SET TASK ->
Each line that contains the string "using" counts once; report how many such lines appear in the data, as a number only.
══ THE DATA
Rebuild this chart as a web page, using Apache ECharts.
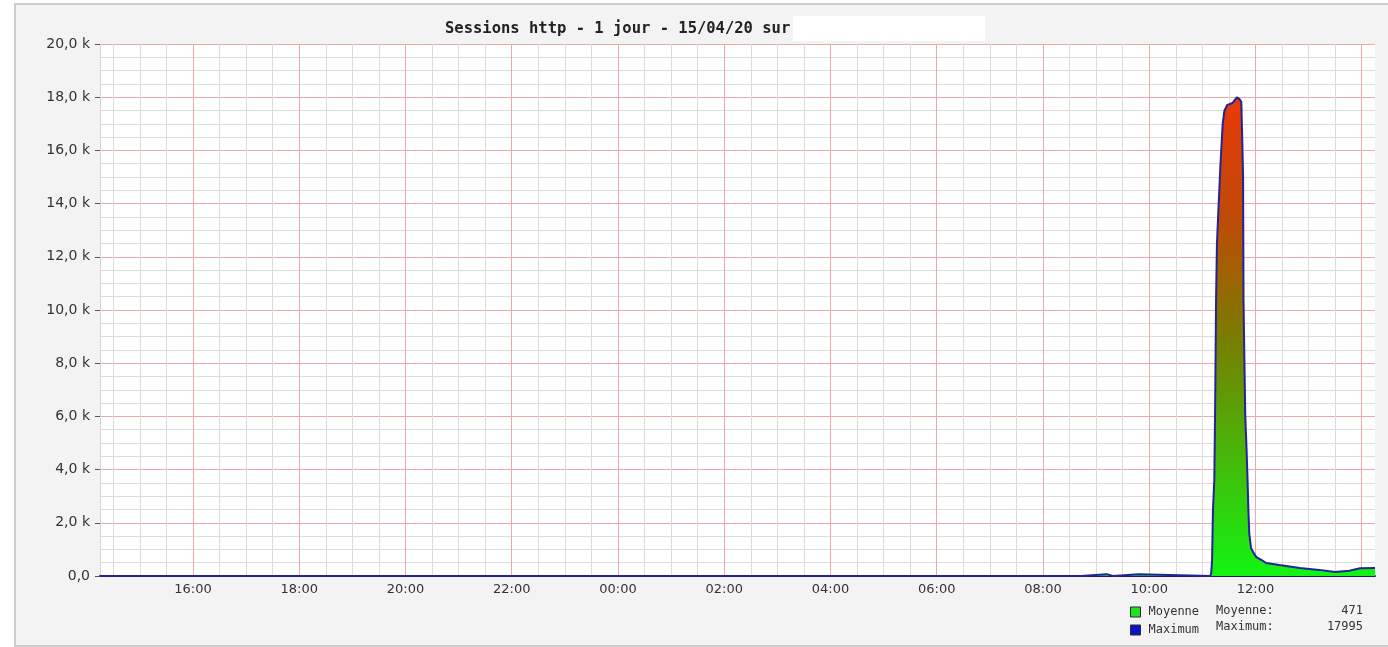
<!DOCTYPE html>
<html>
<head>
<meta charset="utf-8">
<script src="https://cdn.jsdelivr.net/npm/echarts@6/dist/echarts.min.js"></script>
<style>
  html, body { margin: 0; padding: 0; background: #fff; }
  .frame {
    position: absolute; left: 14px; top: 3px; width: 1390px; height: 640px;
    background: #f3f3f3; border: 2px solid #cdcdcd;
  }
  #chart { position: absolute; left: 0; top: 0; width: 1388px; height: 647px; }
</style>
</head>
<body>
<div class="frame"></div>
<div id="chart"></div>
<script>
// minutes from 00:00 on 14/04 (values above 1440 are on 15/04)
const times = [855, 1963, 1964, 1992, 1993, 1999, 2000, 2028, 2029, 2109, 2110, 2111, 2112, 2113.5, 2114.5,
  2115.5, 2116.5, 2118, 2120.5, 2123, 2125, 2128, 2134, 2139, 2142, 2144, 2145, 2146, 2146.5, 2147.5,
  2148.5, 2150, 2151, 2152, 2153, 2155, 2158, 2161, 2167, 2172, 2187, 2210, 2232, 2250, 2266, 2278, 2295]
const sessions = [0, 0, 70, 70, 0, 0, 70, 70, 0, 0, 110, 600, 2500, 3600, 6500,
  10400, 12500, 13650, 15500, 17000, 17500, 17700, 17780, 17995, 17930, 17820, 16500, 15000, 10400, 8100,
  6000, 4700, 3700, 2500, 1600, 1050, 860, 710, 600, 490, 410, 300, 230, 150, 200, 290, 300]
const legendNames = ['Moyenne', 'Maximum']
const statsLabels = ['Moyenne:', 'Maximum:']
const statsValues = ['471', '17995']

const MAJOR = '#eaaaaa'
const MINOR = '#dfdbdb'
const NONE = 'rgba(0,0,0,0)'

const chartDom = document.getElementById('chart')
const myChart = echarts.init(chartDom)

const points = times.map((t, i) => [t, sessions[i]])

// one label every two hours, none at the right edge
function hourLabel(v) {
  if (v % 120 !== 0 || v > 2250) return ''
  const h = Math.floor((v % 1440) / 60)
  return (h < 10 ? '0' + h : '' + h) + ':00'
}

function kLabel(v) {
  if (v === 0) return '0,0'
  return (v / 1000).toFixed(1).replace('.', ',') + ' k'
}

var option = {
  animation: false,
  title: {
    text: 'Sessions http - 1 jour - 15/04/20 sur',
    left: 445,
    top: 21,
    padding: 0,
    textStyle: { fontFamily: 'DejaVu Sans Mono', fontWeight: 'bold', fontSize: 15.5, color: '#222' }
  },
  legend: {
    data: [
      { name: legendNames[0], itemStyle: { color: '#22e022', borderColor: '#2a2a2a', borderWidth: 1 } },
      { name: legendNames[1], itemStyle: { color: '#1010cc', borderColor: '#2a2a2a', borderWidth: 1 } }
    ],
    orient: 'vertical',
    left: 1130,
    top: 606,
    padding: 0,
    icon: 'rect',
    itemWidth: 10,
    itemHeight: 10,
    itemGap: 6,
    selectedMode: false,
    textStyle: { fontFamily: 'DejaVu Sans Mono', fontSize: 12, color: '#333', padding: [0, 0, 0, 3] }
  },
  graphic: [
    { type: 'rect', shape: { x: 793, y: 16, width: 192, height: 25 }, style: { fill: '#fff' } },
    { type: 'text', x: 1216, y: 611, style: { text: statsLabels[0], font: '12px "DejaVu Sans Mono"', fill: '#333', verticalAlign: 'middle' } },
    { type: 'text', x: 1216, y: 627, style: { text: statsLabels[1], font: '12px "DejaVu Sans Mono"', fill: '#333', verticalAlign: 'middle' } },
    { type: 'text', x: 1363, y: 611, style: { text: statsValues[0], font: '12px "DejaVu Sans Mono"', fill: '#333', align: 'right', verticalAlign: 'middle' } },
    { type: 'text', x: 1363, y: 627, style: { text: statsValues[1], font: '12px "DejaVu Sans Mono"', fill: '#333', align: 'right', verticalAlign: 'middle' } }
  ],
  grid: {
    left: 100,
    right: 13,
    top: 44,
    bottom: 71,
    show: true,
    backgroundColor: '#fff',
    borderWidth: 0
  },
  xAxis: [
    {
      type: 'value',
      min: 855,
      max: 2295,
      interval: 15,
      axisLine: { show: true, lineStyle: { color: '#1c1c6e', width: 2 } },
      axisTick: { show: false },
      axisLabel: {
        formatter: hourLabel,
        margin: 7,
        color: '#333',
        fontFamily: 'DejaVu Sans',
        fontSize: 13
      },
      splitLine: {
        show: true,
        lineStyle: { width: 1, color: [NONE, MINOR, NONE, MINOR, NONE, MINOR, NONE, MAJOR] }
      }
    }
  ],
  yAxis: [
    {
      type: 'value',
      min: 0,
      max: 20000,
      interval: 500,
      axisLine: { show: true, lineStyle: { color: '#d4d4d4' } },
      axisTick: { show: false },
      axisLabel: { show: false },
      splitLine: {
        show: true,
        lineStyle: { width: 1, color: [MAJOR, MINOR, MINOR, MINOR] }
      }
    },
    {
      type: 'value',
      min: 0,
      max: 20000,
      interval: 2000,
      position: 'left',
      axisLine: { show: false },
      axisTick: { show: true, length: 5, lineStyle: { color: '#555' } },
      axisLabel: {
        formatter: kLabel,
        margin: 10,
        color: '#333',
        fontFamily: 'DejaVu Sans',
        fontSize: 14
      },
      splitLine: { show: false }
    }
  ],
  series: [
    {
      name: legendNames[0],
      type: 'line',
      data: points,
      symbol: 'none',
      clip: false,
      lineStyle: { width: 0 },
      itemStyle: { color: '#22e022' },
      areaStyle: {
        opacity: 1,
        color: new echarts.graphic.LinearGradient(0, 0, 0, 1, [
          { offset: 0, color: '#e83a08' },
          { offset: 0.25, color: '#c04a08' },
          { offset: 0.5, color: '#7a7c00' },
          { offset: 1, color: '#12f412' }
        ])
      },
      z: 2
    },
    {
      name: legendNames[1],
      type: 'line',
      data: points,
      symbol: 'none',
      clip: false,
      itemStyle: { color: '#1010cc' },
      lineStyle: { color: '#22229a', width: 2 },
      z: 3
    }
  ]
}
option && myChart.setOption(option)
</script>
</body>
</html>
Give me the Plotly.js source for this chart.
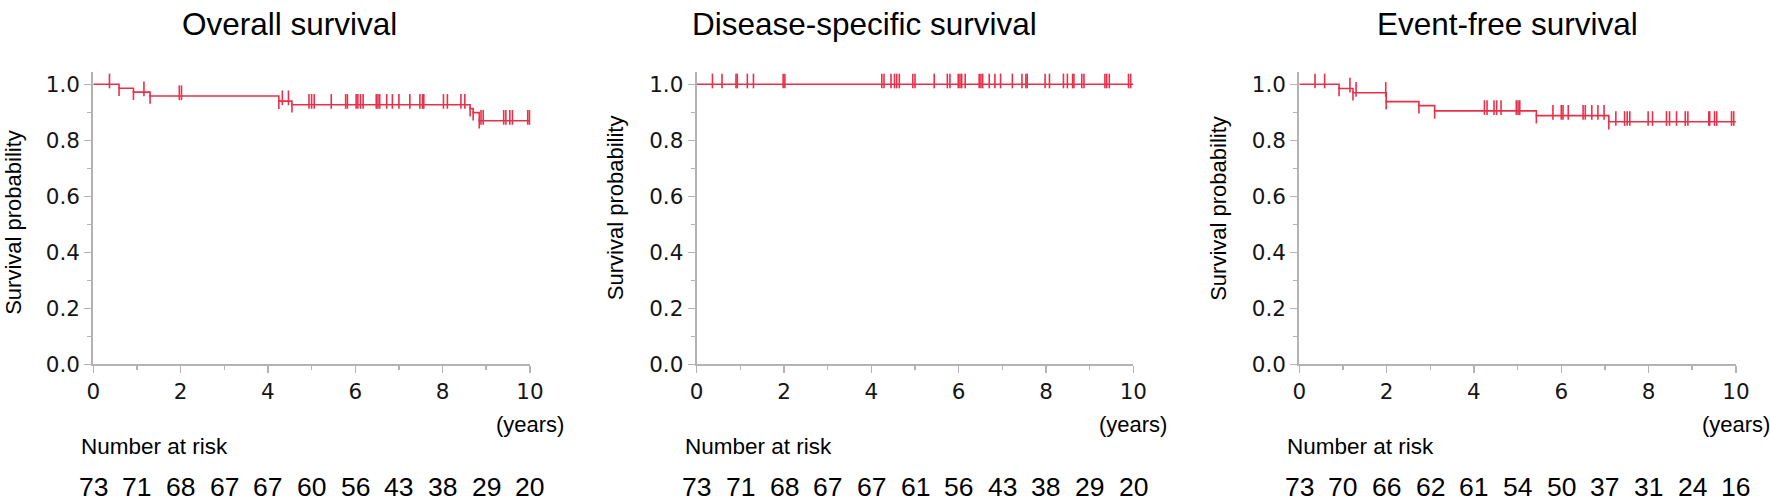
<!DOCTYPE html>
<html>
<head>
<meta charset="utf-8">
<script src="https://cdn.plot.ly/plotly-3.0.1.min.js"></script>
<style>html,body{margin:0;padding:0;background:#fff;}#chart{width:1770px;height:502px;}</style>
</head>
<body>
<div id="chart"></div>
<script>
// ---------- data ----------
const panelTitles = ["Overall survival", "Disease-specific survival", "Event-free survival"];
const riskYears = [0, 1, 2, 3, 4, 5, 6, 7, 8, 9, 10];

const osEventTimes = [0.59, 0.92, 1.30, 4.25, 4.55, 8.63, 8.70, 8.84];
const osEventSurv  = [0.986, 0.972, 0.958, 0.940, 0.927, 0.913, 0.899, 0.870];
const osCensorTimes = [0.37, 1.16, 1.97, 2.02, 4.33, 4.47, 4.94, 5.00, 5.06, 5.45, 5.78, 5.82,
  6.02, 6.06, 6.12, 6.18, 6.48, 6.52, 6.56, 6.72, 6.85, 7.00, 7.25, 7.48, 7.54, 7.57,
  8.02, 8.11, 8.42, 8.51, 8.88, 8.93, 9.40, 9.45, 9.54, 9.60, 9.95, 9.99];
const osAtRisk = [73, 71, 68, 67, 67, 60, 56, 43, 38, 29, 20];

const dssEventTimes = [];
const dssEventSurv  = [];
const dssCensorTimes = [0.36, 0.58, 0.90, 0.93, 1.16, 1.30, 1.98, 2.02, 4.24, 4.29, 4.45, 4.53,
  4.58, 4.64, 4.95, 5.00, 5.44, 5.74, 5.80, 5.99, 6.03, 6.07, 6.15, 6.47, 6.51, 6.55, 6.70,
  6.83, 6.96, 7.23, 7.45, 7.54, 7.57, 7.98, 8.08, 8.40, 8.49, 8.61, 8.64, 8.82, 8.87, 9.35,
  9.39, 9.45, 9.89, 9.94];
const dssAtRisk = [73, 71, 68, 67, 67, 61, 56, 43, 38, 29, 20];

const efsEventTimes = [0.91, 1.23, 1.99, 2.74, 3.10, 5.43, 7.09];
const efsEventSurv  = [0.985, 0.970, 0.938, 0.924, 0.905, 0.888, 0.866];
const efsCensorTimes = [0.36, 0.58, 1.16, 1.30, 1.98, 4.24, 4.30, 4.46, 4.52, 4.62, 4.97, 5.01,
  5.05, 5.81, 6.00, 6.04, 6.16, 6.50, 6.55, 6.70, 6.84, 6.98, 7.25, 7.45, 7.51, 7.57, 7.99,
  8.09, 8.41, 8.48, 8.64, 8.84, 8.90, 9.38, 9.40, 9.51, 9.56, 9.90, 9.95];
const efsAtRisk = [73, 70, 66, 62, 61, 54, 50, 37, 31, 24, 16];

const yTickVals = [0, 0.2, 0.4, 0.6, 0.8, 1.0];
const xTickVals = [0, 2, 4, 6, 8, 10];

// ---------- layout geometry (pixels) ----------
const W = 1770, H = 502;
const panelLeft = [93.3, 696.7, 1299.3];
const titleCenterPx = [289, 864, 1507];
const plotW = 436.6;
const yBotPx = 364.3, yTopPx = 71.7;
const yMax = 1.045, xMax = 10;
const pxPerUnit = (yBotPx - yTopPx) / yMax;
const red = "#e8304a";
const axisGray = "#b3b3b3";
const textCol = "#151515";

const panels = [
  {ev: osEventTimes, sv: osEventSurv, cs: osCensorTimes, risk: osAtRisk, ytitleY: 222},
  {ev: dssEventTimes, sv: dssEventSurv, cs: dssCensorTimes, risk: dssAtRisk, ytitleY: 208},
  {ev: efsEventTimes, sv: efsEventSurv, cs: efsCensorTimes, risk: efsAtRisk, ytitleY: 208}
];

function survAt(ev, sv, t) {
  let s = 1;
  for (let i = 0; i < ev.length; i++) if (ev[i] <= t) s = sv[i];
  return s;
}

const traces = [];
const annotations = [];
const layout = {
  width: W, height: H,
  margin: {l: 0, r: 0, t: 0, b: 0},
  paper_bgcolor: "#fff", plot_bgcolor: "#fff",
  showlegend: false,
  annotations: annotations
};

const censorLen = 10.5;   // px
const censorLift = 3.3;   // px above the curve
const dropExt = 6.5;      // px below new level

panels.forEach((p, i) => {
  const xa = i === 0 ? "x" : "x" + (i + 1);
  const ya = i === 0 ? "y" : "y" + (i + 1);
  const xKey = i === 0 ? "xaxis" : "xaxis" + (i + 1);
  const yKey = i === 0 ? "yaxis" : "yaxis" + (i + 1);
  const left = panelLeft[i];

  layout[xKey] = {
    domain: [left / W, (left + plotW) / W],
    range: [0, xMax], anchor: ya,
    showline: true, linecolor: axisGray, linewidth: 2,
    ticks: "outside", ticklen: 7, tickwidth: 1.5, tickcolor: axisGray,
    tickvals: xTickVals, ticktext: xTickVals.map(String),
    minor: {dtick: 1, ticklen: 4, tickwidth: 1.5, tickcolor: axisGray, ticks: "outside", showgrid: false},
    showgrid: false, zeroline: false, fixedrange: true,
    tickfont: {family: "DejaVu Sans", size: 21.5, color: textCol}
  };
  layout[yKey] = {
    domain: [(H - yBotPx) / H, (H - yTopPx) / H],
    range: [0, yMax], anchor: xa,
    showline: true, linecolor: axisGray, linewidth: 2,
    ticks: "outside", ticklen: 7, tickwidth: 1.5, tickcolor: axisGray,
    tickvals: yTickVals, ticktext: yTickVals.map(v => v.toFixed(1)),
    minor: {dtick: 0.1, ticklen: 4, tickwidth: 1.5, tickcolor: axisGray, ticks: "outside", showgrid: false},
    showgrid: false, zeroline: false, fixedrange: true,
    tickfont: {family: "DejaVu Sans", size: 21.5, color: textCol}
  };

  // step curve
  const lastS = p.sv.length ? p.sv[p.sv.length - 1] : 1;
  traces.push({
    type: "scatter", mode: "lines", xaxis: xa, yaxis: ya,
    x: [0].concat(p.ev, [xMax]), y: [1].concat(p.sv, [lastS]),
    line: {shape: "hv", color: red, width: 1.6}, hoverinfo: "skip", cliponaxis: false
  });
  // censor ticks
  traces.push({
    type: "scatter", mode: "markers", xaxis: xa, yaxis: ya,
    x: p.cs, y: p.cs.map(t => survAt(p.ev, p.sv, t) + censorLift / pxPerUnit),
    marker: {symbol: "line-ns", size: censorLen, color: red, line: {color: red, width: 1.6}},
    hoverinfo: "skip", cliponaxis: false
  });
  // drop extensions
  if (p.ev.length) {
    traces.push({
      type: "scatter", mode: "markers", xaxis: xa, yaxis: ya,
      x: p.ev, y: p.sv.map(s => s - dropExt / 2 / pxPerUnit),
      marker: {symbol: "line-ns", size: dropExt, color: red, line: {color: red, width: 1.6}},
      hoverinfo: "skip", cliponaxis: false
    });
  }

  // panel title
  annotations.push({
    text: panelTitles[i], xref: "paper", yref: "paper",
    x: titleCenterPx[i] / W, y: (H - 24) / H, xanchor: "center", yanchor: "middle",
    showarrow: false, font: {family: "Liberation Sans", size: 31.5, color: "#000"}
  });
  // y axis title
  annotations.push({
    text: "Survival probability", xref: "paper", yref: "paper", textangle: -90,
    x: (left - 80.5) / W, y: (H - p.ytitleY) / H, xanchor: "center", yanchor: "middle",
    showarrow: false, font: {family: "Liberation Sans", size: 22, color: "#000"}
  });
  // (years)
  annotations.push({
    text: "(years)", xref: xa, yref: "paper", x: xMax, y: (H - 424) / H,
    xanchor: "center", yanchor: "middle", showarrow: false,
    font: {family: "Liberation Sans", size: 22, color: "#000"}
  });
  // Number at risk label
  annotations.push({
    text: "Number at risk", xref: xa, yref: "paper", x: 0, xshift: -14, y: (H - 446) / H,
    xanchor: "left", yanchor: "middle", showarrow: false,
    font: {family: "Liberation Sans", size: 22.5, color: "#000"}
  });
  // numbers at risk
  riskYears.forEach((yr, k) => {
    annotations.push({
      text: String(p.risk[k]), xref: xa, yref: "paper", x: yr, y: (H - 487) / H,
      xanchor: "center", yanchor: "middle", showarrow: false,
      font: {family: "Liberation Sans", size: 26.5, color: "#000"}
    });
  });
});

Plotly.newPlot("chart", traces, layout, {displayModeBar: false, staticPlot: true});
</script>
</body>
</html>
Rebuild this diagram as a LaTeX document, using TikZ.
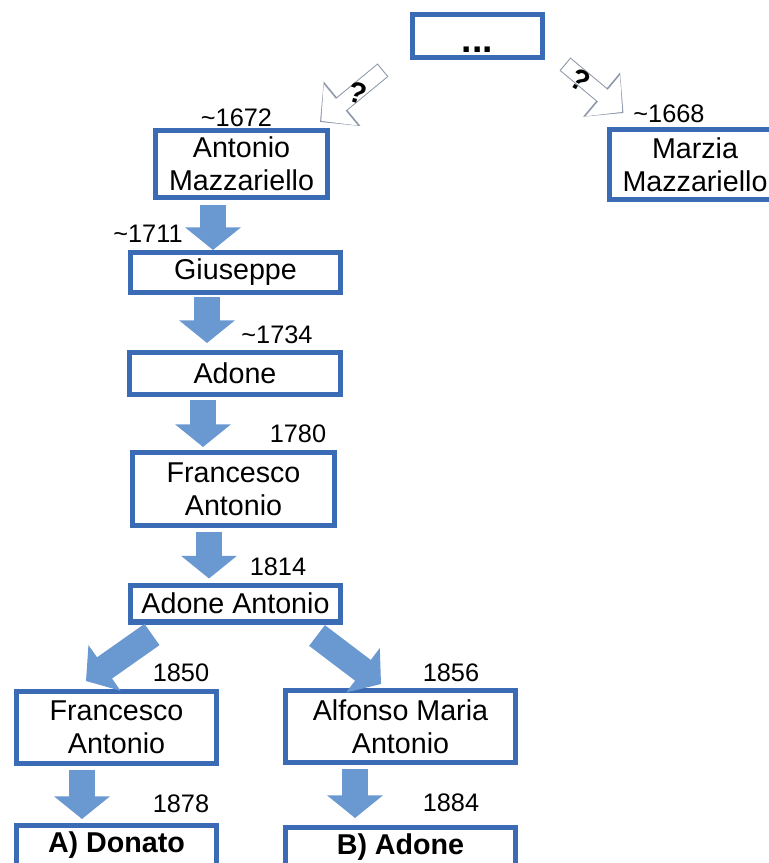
════
FULL OUTPUT ->
2